Record operational parameters:

PVR posted record results for Q1FY23, with strong growth across parameters. ATP rose 3.3% QoQ to Rs250, while SPH increased 9.8% QoQ to Rs134. Both ATP and SPH were at all-time highs. Footfalls stood at 25mn and were near pre-Covid levels. NBOC grew 80.4% QoQ to Rs5.3bn, while F&B revenue was up 90.2% to Rs3.2bn. Ad revenue bounced back with 192% QoQ growth to Rs627mn, but remained much below pre-Covid levels. Overall EBITDA jumped 242% QoQ, with lower growth in employee expenses and repair & maintenance costs. EBITDA profit (adj. for INDAS) was Rs1,890mn vs. a loss of Rs341mn in Q4FY22. Other income fell to Rs209mn from Rs425mn in Q4 due to lower rental concessions.

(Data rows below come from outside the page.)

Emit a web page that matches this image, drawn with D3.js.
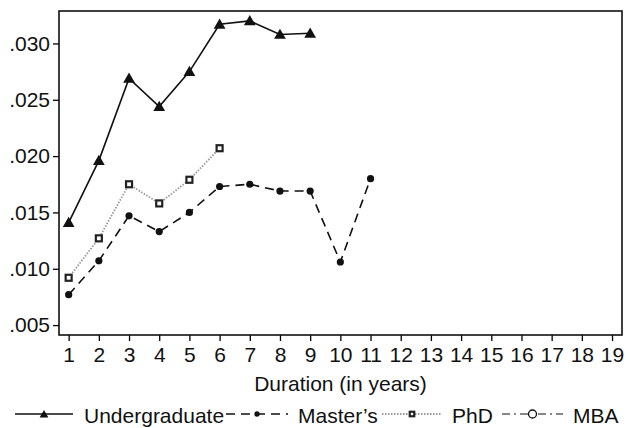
<!DOCTYPE html>
<html>
<head>
<meta charset="utf-8">
<script src="https://cdn.jsdelivr.net/npm/d3@7"></script>
<style>
  body { margin: 0; background: #fff; }
  svg { display: block; font-family: "Liberation Sans", Arial, sans-serif; }
</style>
</head>
<body>
<svg width="630" height="428"></svg>
<script>
// data
var years = [1, 2, 3, 4, 5, 6, 7, 8, 9, 10, 11, 12, 13, 14, 15, 16, 17, 18, 19];
var undergrad = [0.0141, 0.0196, 0.0269, 0.0244, 0.0275, 0.0317, 0.0320, 0.0308, 0.0309];
var masters = [0.0077, 0.0107, 0.0147, 0.0133, 0.0150, 0.0173, 0.0175, 0.0169, 0.0169, 0.0106, 0.0180];
var phd = [0.0092, 0.0127, 0.0175, 0.0158, 0.0179, 0.0207];
var mba = [];
var yTicks = [0.005, 0.010, 0.015, 0.020, 0.025, 0.030];

function main() {
  var svg = d3.select("svg"),
      margin = {top: 11, right: 8, bottom: 93, left: 59},
      width = 630 - margin.left - margin.right,
      height = 428 - margin.top - margin.bottom;

  var g = svg.append("g")
    .attr("transform", `translate(${margin.left},${margin.top})`);

  var x = d3.scaleLinear().domain([0.68, 19.33]).range([0, width]);
  var y = d3.scaleLinear().domain([0.00412, 0.03288]).range([height, 0]);

  // X axis
  var xa = g.append("g")
    .attr("transform", `translate(0,${height})`)
    .call(d3.axisBottom(x).tickValues(years).tickFormat(d3.format("d")).tickSize(6).tickPadding(6));
  xa.select(".domain").remove();
  xa.selectAll("line").attr("stroke", "#000").attr("stroke-width", 1.3);
  xa.selectAll("text").attr("font-size", 21).attr("fill", "#111");

  // Y axis
  var ya = g.append("g")
    .call(d3.axisLeft(y).tickValues(yTicks).tickFormat(d => d3.format(".3f")(d).replace(/^0/, "")).tickSize(6).tickPadding(3));
  ya.select(".domain").remove();
  ya.selectAll("line").attr("stroke", "#000").attr("stroke-width", 1.3);
  ya.selectAll("text").attr("font-size", 21).attr("fill", "#111");

  // frame
  g.append("rect")
    .attr("width", width).attr("height", height)
    .attr("fill", "none").attr("stroke", "#111").attr("stroke-width", 1.6);

  g.append("text")
    .attr("x", width / 2).attr("y", height + 56)
    .attr("text-anchor", "middle")
    .attr("font-size", 21).attr("fill", "#111")
    .text("Duration (in years)");

  var line = d3.line().x((d, i) => x(years[i])).y(d => y(d));

  var series = [
    {name: "Undergraduate", vals: undergrad, dash: null, color: "#111", width: 1.6, marker: "triangle"},
    {name: "Master\u2019s", vals: masters, dash: "9,6", color: "#111", width: 1.6, marker: "circle"},
    {name: "PhD", vals: phd, dash: "1.5,1.5", color: "#999", width: 1.8, marker: "square"},
    {name: "MBA", vals: mba, dash: "8,4,2,4", color: "#111", width: 1.2, marker: "hollow"}
  ];

  function drawMarker(sel, type, cx, cy, big) {
    var s = big ? 1 : 0.75;
    if (type === "triangle") {
      sel.append("path")
        .attr("d", d3.symbol().type(d3.symbolTriangle).size(60 * s * s)())
        .attr("transform", `translate(${cx},${cy + 1})`)
        .attr("fill", "#111");
    } else if (type === "circle") {
      sel.append("circle").attr("cx", cx).attr("cy", cy).attr("r", 3.6 * s).attr("fill", "#111");
    } else if (type === "square") {
      sel.append("rect")
        .attr("x", cx - 3 * s).attr("y", cy - 3 * s)
        .attr("width", 6 * s).attr("height", 6 * s)
        .attr("fill", "#fff").attr("stroke", "#222").attr("stroke-width", 2.2);
    } else {
      sel.append("circle").attr("cx", cx).attr("cy", cy).attr("r", 4)
        .attr("fill", "#fff").attr("stroke", "#111").attr("stroke-width", 1.3);
    }
  }

  series.forEach(function(s) {
    if (!s.vals.length) return;
    g.append("path")
      .datum(s.vals)
      .attr("d", line)
      .attr("fill", "none")
      .attr("stroke", s.color)
      .attr("stroke-width", s.width)
      .attr("stroke-dasharray", s.dash);
    s.vals.forEach(function(v, i) {
      drawMarker(g, s.marker, x(years[i]), y(v), true);
    });
  });

  // legend
  var legend = [
    {x0: 15, x1: 73, tx: 84},
    {x0: 226, x1: 288, tx: 298},
    {x0: 382, x1: 442, tx: 452},
    {x0: 502, x1: 563, tx: 573}
  ];
  var ly = 414;
  series.forEach(function(s, i) {
    var L = legend[i];
    svg.append("line")
      .attr("x1", L.x0).attr("x2", L.x1).attr("y1", ly).attr("y2", ly)
      .attr("stroke", s.color).attr("stroke-width", s.width)
      .attr("stroke-dasharray", s.dash);
    drawMarker(svg, s.marker, (L.x0 + L.x1) / 2, ly, false);
    svg.append("text")
      .attr("x", L.tx).attr("y", ly + 9)
      .attr("font-size", 21).attr("fill", "#111")
      .text(s.name);
  });
}
main();
</script>
</body>
</html>
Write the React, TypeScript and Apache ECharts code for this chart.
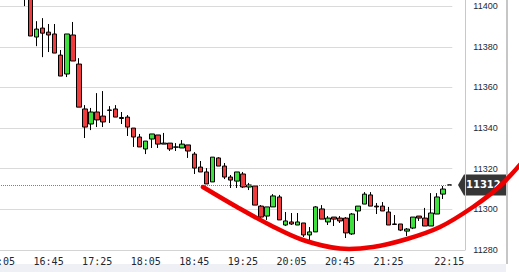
import React, { useEffect, useRef } from "react";
import * as echarts from "echarts";

const times = [
  "16:05", "16:10", "16:15", "16:20", "16:25", "16:30", "16:35", "16:40", "16:45", "16:50", "16:55",
  "17:00", "17:05", "17:10", "17:15", "17:20", "17:25", "17:30", "17:35", "17:40", "17:45", "17:50", "17:55",
  "18:00", "18:05", "18:10", "18:15", "18:20", "18:25", "18:30", "18:35", "18:40", "18:45", "18:50", "18:55",
  "19:00", "19:05", "19:10", "19:15", "19:20", "19:25", "19:30", "19:35", "19:40", "19:45", "19:50", "19:55",
  "20:00", "20:05", "20:10", "20:15", "20:20", "20:25", "20:30", "20:35", "20:40", "20:45", "20:50", "20:55",
  "21:00", "21:05", "21:10", "21:15", "21:20", "21:25", "21:30", "21:35", "21:40", "21:45", "21:50", "21:55",
  "22:00", "22:05", "22:10", "22:15",
];
// number of leading time slots without bars (16:05 - 16:20)
const emptyBefore = 4;

const opens = [
  11412, 11405, 11384.8, 11389.2, 11387.2, 11386.3, 11375.9, 11366.6, 11385.8, 11371.5,
  11349.4, 11342.0, 11347.9, 11345.9, 11348.9, 11349.4, 11345.2, 11345.4, 11340.0, 11335.6,
  11329.7, 11334.6, 11336.6, 11332.1, 11332.6, 11330.7, 11330.2, 11331.7, 11327.2, 11320.8,
  11318.4, 11313.5, 11325.3, 11321.3, 11315.9, 11313.9, 11317.4, 11311.0, 11311.5, 11301.6,
  11296.7, 11301.2, 11306.1, 11292.3, 11293.8, 11292.3, 11293.3, 11287.4, 11288.9, 11300.2,
  11293.8, 11296.2, 11295.7, 11295.7, 11287.9, 11299.2, 11302.6, 11307.1, 11301.6, 11301.6,
  11298.7, 11292.8, 11292.8, 11289.3, 11290.8, 11296.7, 11295.7, 11291.8, 11297.7, 11307.5,
  11312,
];
const closes = [
  11404, 11385.3, 11388.7, 11386.7, 11385.8, 11376.9, 11365.6, 11386.3, 11373.0, 11350.3,
  11340.5, 11347.9, 11344.0, 11343.0, 11348.7, 11345.4, 11344.7, 11340.5, 11335.6, 11330.7,
  11333.6, 11337.1, 11332.1, 11332.6, 11329.7, 11330.6, 11332.1, 11328.7, 11320.3, 11318.4,
  11312.5, 11325.7, 11321.3, 11315.9, 11314.4, 11318.4, 11311.0, 11312.0, 11302.1, 11296.2,
  11301.2, 11306.6, 11294.8, 11294.3, 11292.8, 11293.8, 11287.4, 11288.9, 11301.2, 11295.2,
  11295.7, 11295.2, 11294.3, 11288.4, 11297.7, 11301.6, 11307.5, 11301.6, 11301.2, 11299.2,
  11292.3, 11292.6, 11289.8, 11290.3, 11296.2, 11295.7, 11291.8, 11298.2, 11306.1, 11310.0,
  11312,
];
const lows = [
  11400, 11385.3, 11380.3, 11374.9, 11377.4, 11376.9, 11365.6, 11365.1, 11373.0, 11350.3,
  11335.1, 11339.0, 11340.5, 11340.5, 11342.5, 11345.4, 11342.0, 11336.1, 11330.7, 11330.7,
  11327.2, 11330.2, 11330.2, 11332.1, 11328.7, 11328.7, 11330.2, 11325.3, 11317.4, 11318.4,
  11312.5, 11313.5, 11321.3, 11314.9, 11310.5, 11310.5, 11310.5, 11309.5, 11302.1, 11294.8,
  11294.8, 11301.2, 11294.8, 11291.8, 11292.3, 11292.3, 11286.4, 11284.9, 11288.9, 11295.2,
  11292.3, 11291.8, 11293.3, 11285.9, 11287.4, 11294.3, 11302.6, 11301.6, 11297.7, 11299.2,
  11292.3, 11292.3, 11289.3, 11286.9, 11290.3, 11294.3, 11291.8, 11291.8, 11297.7, 11305.1,
  11312,
];
const highs = [
  11414, 11408, 11392.6, 11394.1, 11391.2, 11391.2, 11378.4, 11386.3, 11392.2, 11374.4,
  11351.3, 11349.9, 11357.2, 11358.2, 11350.8, 11351.3, 11347.9, 11346.4, 11340.0, 11337.1,
  11333.6, 11337.1, 11336.6, 11337.6, 11332.6, 11332.6, 11334.1, 11331.7, 11328.2, 11323.8,
  11320.3, 11325.7, 11325.7, 11322.8, 11316.9, 11318.4, 11318.4, 11313.0, 11311.5, 11302.1,
  11301.2, 11307.5, 11307.1, 11298.7, 11298.2, 11298.2, 11293.3, 11291.3, 11301.6, 11302.1,
  11296.7, 11296.2, 11296.7, 11296.2, 11298.2, 11301.6, 11308.5, 11308.5, 11303.1, 11303.6,
  11301.2, 11297.2, 11292.8, 11290.8, 11296.2, 11296.7, 11300.7, 11308.0, 11308.0, 11311.5,
  11312,
];
const lastPrice = 11312;
const yTicks = { min: 11280, max: 11404, step: 20 };

export default function App() {
  const ref = useRef<HTMLDivElement>(null);

  useEffect(() => {
    if (!ref.current) return;
    const chart = echarts.init(ref.current, null, { renderer: "svg" });

    const candles: any[] = [];
    for (let i = 0; i < emptyBefore; i++) candles.push(["-", "-", "-", "-"]);
    for (let i = 0; i < opens.length; i++) {
      candles.push([opens[i], closes[i], lows[i], highs[i]]);
    }
    const lastIdx = times.length - 1;

    chart.setOption({
      animation: false,
      backgroundColor: "#ffffff",
      grid: {
        left: -3,
        right: 66.7,
        top: -2,
        bottom: 22,
        containLabel: false,
        outerBoundsMode: "none",
      },
      xAxis: {
        type: "category",
        data: times,
        boundaryGap: true,
        axisLine: { show: true, lineStyle: { color: "#d4d4d4" } },
        axisTick: { show: false },
        splitLine: { show: false },
        axisLabel: {
          interval: (i: number) => (i % 8 === 0 && i <= 64) || i === lastIdx,
          fontFamily: "DejaVu Sans Mono",
          fontSize: 10,
          color: "#1c2733",
          margin: 6,
        },
      },
      yAxis: {
        type: "value",
        position: "right",
        offset: 13,
        min: yTicks.min,
        max: yTicks.max,
        interval: yTicks.step,
        axisLine: { show: true, lineStyle: { color: "#c8c8c8" } },
        axisTick: { show: false },
        axisLabel: {
          fontFamily: "Liberation Sans",
          fontSize: 9,
          color: "#1c2733",
          margin: 8,
          showMaxLabel: false,
          formatter: (v: number) => String(v),
        },
        splitLine: { show: true, lineStyle: { color: "#dadada", width: 1 } },
      },
      series: [
        {
          type: "candlestick",
          data: candles,
          barWidth: 5,
          itemStyle: {
            color: "#3ee03e",
            color0: "#f03c3c",
            borderColor: "#000000",
            borderColor0: "#000000",
            borderWidth: 1,
          },
          markLine: {
            silent: true,
            symbol: ["none", "none"],
            label: { show: false },
            lineStyle: { type: "dotted", color: "#808080", width: 1 },
            data: [{ yAxis: lastPrice }],
          },
        },
      ],
    });

    const py = chart.convertToPixel({ yAxisIndex: 0 }, lastPrice) as number;

    chart.setOption({
      graphic: [
        {
          type: "rect",
          shape: { x: 0, y: 264, width: 506, height: 8 },
          style: { fill: "#eef0f5" },
          silent: true,
        },
        {
          type: "line",
          shape: { x1: 0, y1: 250.5, x2: 465, y2: 250.5 },
          style: { stroke: "#d4d4d4", lineWidth: 1 },
          silent: true,
        },
        {
          type: "rect",
          shape: { x: 506, y: 0, width: 2, height: 264 },
          style: { fill: "#c6c6c6" },
          silent: true,
        },
        {
          type: "polygon",
          shape: {
            points: [
              [458, py],
              [464, py - 10.5],
              [506, py - 10.5],
              [506, py + 10.5],
              [464, py + 10.5],
            ],
          },
          style: { fill: "#363636" },
          silent: true,
        },
        {
          type: "text",
          x: 466,
          y: py,
          style: {
            text: String(lastPrice),
            fill: "#ffffff",
            font: "bold 10px 'DejaVu Sans'",
            verticalAlign: "middle",
          },
          silent: true,
        },
        {
          type: "polyline",
          shape: {
            points: [
              [203, 187], [237, 207], [270, 225], [303, 240], [340, 248.5],
              [373, 247], [407, 239], [440, 227], [473, 207], [500, 186], [524, 160],
            ],
            smooth: 0.35,
          },
          style: { stroke: "#ee0000", lineWidth: 4.5, lineCap: "round", fill: null },
          silent: true,
          z: 100,
        },
      ],
    });

    return () => chart.dispose();
  }, []);

  return (
    <div
      ref={ref}
      style={{ position: "fixed", left: 0, top: 0, width: 519, height: 272, background: "#fff" }}
    />
  );
}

Net profit was Rs534mn vs. our estimate of Rs270mn. Net debt at Q1-end was Rs14.1bn vs. Rs15bn at Q4FY22-end.

 

Outlook:

The film exhibition segment has seen a sharp rebound as audiences come back to cinemas. With Bollywood still failing to live up to its past glory, it was regional and Hollywood movies that helped the industry deliver record box-office collections. However, we believe that Bollywood content success is necessary to sustain and surpass these collections as the performance of regional movies has been sporadic. The content pipeline looks very strong in the near term, with a few big-budget films lined up for the upcoming quarters. The return of content windowing to 8 weeks from August should also help the multiplex industry. Management sounded confident about sustained improvement in the SPH-ATP ratio, going ahead. It believes that with the company’s focus on improving menu options and sustained growth, SPH and ATP should converge. Key risks: 1) resurgence in Covid-19 cases leading to closure of theatres; 2) OTTs grabbing high-quality content; 3) delayed recovery in ad revenues; 4) regulatory push-back to the merger; and 5) structural increase in the revenue share to producers/distributors.